Taking Advantage of Machine Learning Methods to Better Represent Fire Radiative Power (FRP) for Smoke and Weather Forecasting Models

Currently, the High Resolution Rapid Refresh (HRRR) coupled with Smoke (HRRR-Smoke) and many other smoke forecasting models represent diurnal cycle of fire emissions by using climatological curves. In HRRR-Smoke the fire emissions are estimated from the measured value of FRP from satellite data taken by the Visible Infrared Imaging Radiometer Suite (VIIRS) and Moderate Resolution Imaging Spectroradiometer (MODIS) instruments. The forecasting of fire smoke emissions are based on the persistence approach. As is, it is quite challenging to accurately forecast fire emissions and smoke concentrations in rapidly changing fire behaviour and weather conditions.

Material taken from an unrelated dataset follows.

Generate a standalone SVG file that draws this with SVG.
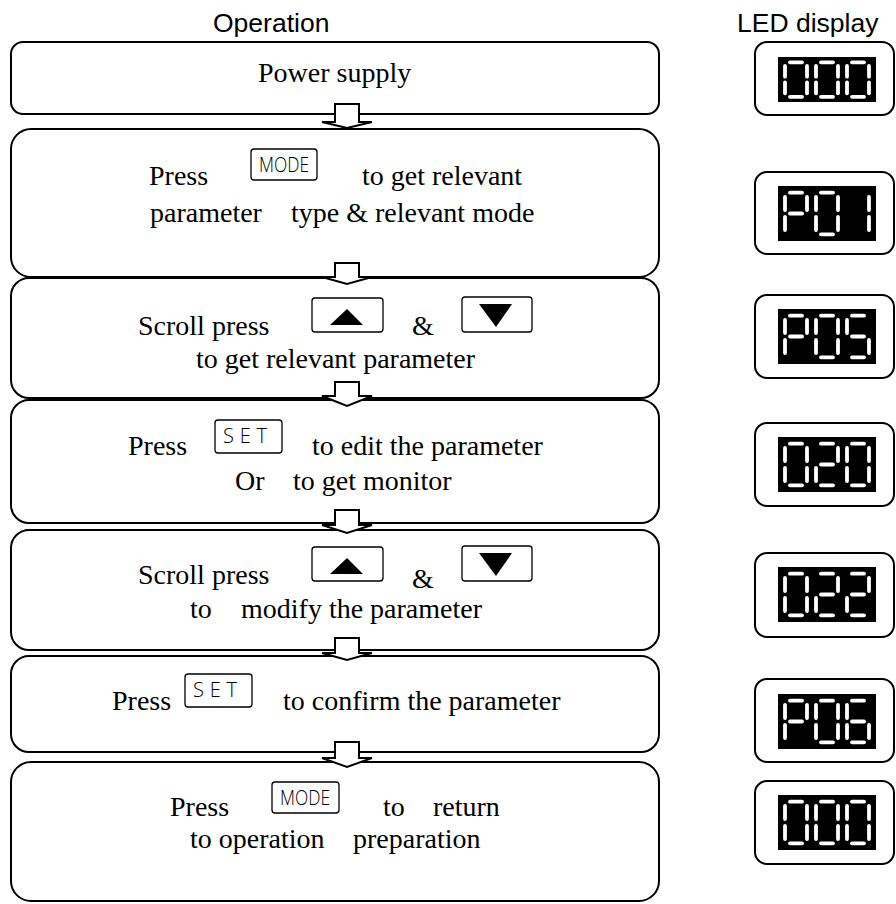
<svg xmlns="http://www.w3.org/2000/svg" xmlns:xlink="http://www.w3.org/1999/xlink" width="896" height="904" viewBox="0 0 896 904">
<style>
.bg{fill:#fff}
.box{fill:#fff;stroke:#000;stroke-width:2}
.t{font-family:"Liberation Serif","Times New Roman",serif;font-size:28px;fill:#000}
.h{font-family:"Liberation Sans",Arial,sans-serif;font-size:26.5px;fill:#000}
.btn{fill:#fff;stroke:#000;stroke-width:1.3}
.bt{font-family:"Open Sans","DejaVu Sans",sans-serif;font-weight:300;font-size:20px;fill:#000}
.tri{fill:#000}
.arr{fill:#fff;stroke:#000;stroke-width:2;stroke-linejoin:miter}
.frame{fill:#fff;stroke:#000;stroke-width:2}
.scr{fill:#000}
.seg{fill:none;stroke:#fff;stroke-width:3.8;stroke-linecap:round;vector-effect:non-scaling-stroke}
</style>
<defs>
<path id="sa" class="seg" d="M7 2.2H19"/>
<path id="sb" class="seg" d="M24 6.5V19.5"/>
<path id="sc" class="seg" d="M24 26.5V39.5"/>
<path id="sd" class="seg" d="M7 43.8H19"/>
<path id="se" class="seg" d="M2 26.5V39.5"/>
<path id="sf" class="seg" d="M2 6.5V19.5"/>
<path id="sg" class="seg" d="M7 23H19"/>
<g id="d0"><use xlink:href="#sa"/><use xlink:href="#sb"/><use xlink:href="#sc"/><use xlink:href="#sd"/><use xlink:href="#se"/><use xlink:href="#sf"/></g>
<g id="d1"><use xlink:href="#sb"/><use xlink:href="#sc"/></g>
<g id="d2"><use xlink:href="#sa"/><use xlink:href="#sb"/><use xlink:href="#sg"/><use xlink:href="#se"/><use xlink:href="#sd"/></g>
<g id="d5"><use xlink:href="#sa"/><use xlink:href="#sf"/><use xlink:href="#sg"/><use xlink:href="#sc"/><use xlink:href="#sd"/></g>
<g id="d6"><use xlink:href="#sa"/><use xlink:href="#sf"/><use xlink:href="#sg"/><use xlink:href="#se"/><use xlink:href="#sc"/><use xlink:href="#sd"/></g>
<g id="dP"><use xlink:href="#sa"/><use xlink:href="#sb"/><use xlink:href="#sf"/><use xlink:href="#sg"/><use xlink:href="#se"/></g>
</defs>
<rect class="bg" x="0" y="0" width="896" height="904"/>

<text class="h" x="213" y="32">Operation</text>
<text class="h" x="737" y="32">LED display</text>

<g id="step1">
<rect class="box" x="11" y="42" width="648" height="72" rx="12"/>
<text class="t" x="258" y="82">Power supply</text>
</g>

<g id="step2">
<rect class="box" x="11" y="129" width="648" height="148" rx="20"/>
<text class="t" x="149" y="185">Press</text>
<rect class="btn" x="251" y="149" width="66" height="31" rx="3"/>
<text class="bt" x="259" y="172" textLength="50" lengthAdjust="spacingAndGlyphs">MODE</text>
<text class="t" x="362" y="185">to get relevant</text>
<text class="t" x="150" y="222">parameter</text>
<text class="t" x="291" y="222">type &amp; relevant mode</text>
</g>

<g id="step3">
<rect class="box" x="11" y="278" width="648" height="120" rx="18"/>
<text class="t" x="138" y="335">Scroll press</text>
<rect class="btn" x="312" y="298" width="71" height="34" rx="3"/>
<polygon class="tri" points="330,325 363,325 347,309"/>
<text class="t" x="412" y="335">&amp;</text>
<rect class="btn" x="462" y="297" width="70" height="35" rx="3"/>
<polygon class="tri" points="479,304 512,304 496,327"/>
<text class="t" x="196" y="368">to get relevant parameter</text>
</g>

<g id="step4">
<rect class="box" x="11" y="400" width="648" height="123" rx="18"/>
<text class="t" x="128" y="455">Press</text>
<rect class="btn" x="215" y="420" width="67" height="33" rx="3"/>
<text class="bt" x="223" y="443" textLength="44" lengthAdjust="spacing">SET</text>
<text class="t" x="312" y="455">to edit the parameter</text>
<text class="t" x="235" y="490">Or</text>
<text class="t" x="293" y="490">to get monitor</text>
</g>

<g id="step5">
<rect class="box" x="11" y="530" width="648" height="120" rx="18"/>
<text class="t" x="138" y="584">Scroll press</text>
<rect class="btn" x="312" y="547" width="71" height="34" rx="3"/>
<polygon class="tri" points="330,574 363,574 347,558"/>
<text class="t" x="412" y="588">&amp;</text>
<rect class="btn" x="462" y="546" width="70" height="35" rx="3"/>
<polygon class="tri" points="479,553 512,553 496,576"/>
<text class="t" x="190" y="618">to</text>
<text class="t" x="241" y="618">modify the parameter</text>
</g>

<g id="step6">
<rect class="box" x="11" y="656" width="648" height="96" rx="18"/>
<text class="t" x="112" y="710">Press</text>
<rect class="btn" x="185" y="674" width="67" height="33" rx="3"/>
<text class="bt" x="193" y="697" textLength="44" lengthAdjust="spacing">SET</text>
<text class="t" x="283" y="710">to confirm the parameter</text>
</g>

<g id="step7">
<rect class="box" x="11" y="762" width="648" height="139" rx="20"/>
<text class="t" x="170" y="816">Press</text>
<rect class="btn" x="272" y="782" width="67" height="31" rx="3"/>
<text class="bt" x="280" y="805" textLength="50" lengthAdjust="spacingAndGlyphs">MODE</text>
<text class="t" x="383" y="816">to</text>
<text class="t" x="433" y="816">return</text>
<text class="t" x="190" y="848">to operation</text>
<text class="t" x="353" y="848">preparation</text>
</g>

<g id="connectors">
<path class="arr" d="M335 104V122H322L347 128L372 122H359V104Z"/>
<path class="arr" d="M335 263V277H322L347 284L372 277H359V263Z"/>
<path class="arr" d="M335 382V396H322L347 406L372 396H359V382Z"/>
<path class="arr" d="M335 510V525H322L347 533L372 525H359V510Z"/>
<path class="arr" d="M335 638V653H322L347 660L372 653H359V638Z"/>
<path class="arr" d="M335 742V758H322L347 767L372 758H359V742Z"/>
</g>

<g id="led1">
<rect class="frame" x="755" y="42" width="139" height="73" rx="12"/>
<rect class="scr" x="778" y="57" width="98" height="45"/>
<use xlink:href="#d0" transform="translate(783 60.5) scale(1 0.83)"/>
<use xlink:href="#d0" transform="translate(814 60.5) scale(1 0.83)"/>
<use xlink:href="#d0" transform="translate(845 60.5) scale(1 0.83)"/>
</g>
<g id="led2">
<rect class="frame" x="755" y="172" width="139" height="82" rx="12"/>
<rect class="scr" x="778" y="186" width="98" height="55"/>
<use xlink:href="#dP" transform="translate(783 190.5)"/>
<use xlink:href="#d0" transform="translate(814 190.5)"/>
<use xlink:href="#d1" transform="translate(845 190.5)"/>
</g>
<g id="led3">
<rect class="frame" x="755" y="295" width="139" height="83" rx="12"/>
<rect class="scr" x="778" y="309" width="98" height="55"/>
<use xlink:href="#dP" transform="translate(783 313.5)"/>
<use xlink:href="#d0" transform="translate(814 313.5)"/>
<use xlink:href="#d5" transform="translate(845 313.5)"/>
</g>
<g id="led4">
<rect class="frame" x="755" y="423" width="139" height="83" rx="12"/>
<rect class="scr" x="778" y="437" width="98" height="55"/>
<use xlink:href="#d0" transform="translate(783 441.5)"/>
<use xlink:href="#d2" transform="translate(814 441.5)"/>
<use xlink:href="#d0" transform="translate(845 441.5)"/>
</g>
<g id="led5">
<rect class="frame" x="755" y="553" width="139" height="84" rx="12"/>
<rect class="scr" x="778" y="567" width="98" height="55"/>
<use xlink:href="#d0" transform="translate(783 571.5)"/>
<use xlink:href="#d2" transform="translate(814 571.5)"/>
<use xlink:href="#d2" transform="translate(845 571.5)"/>
</g>
<g id="led6">
<rect class="frame" x="755" y="679" width="139" height="83" rx="12"/>
<rect class="scr" x="778" y="694" width="98" height="55"/>
<use xlink:href="#dP" transform="translate(783 698.5)"/>
<use xlink:href="#d0" transform="translate(814 698.5)"/>
<use xlink:href="#d6" transform="translate(845 698.5)"/>
</g>
<g id="led7">
<rect class="frame" x="755" y="781" width="139" height="83" rx="12"/>
<rect class="scr" x="778" y="795" width="98" height="55"/>
<use xlink:href="#d0" transform="translate(783 799.5)"/>
<use xlink:href="#d0" transform="translate(814 799.5)"/>
<use xlink:href="#d0" transform="translate(845 799.5)"/>
</g>
</svg>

We propose improving upon older methods by introducing a machine learning model that integrates available Geostationary Operational Environmental Satellites (GOES) R satellite irradiance data and measured FRP with existing satellite-measured FRP values in addition to modeled meteorological values to better represent the FRP curve of individual fires based on current weather conditions and geospatial location. With information such as more frequently available satellite imagery and temperature, relative humidity, and wind, we present an algorithm to improve FRP curve for each pixel point at hourly time scale. We will compare different machine learning methods, such as random forest and neural networks, during 2017 and 2018 to demonstrate the potential of better representing FRP curves of fires for smoke modeling applications. We will also investigate how to analyze the importance of the different inputs into these machine learning models to better understand what drives FRP variability according to the machine.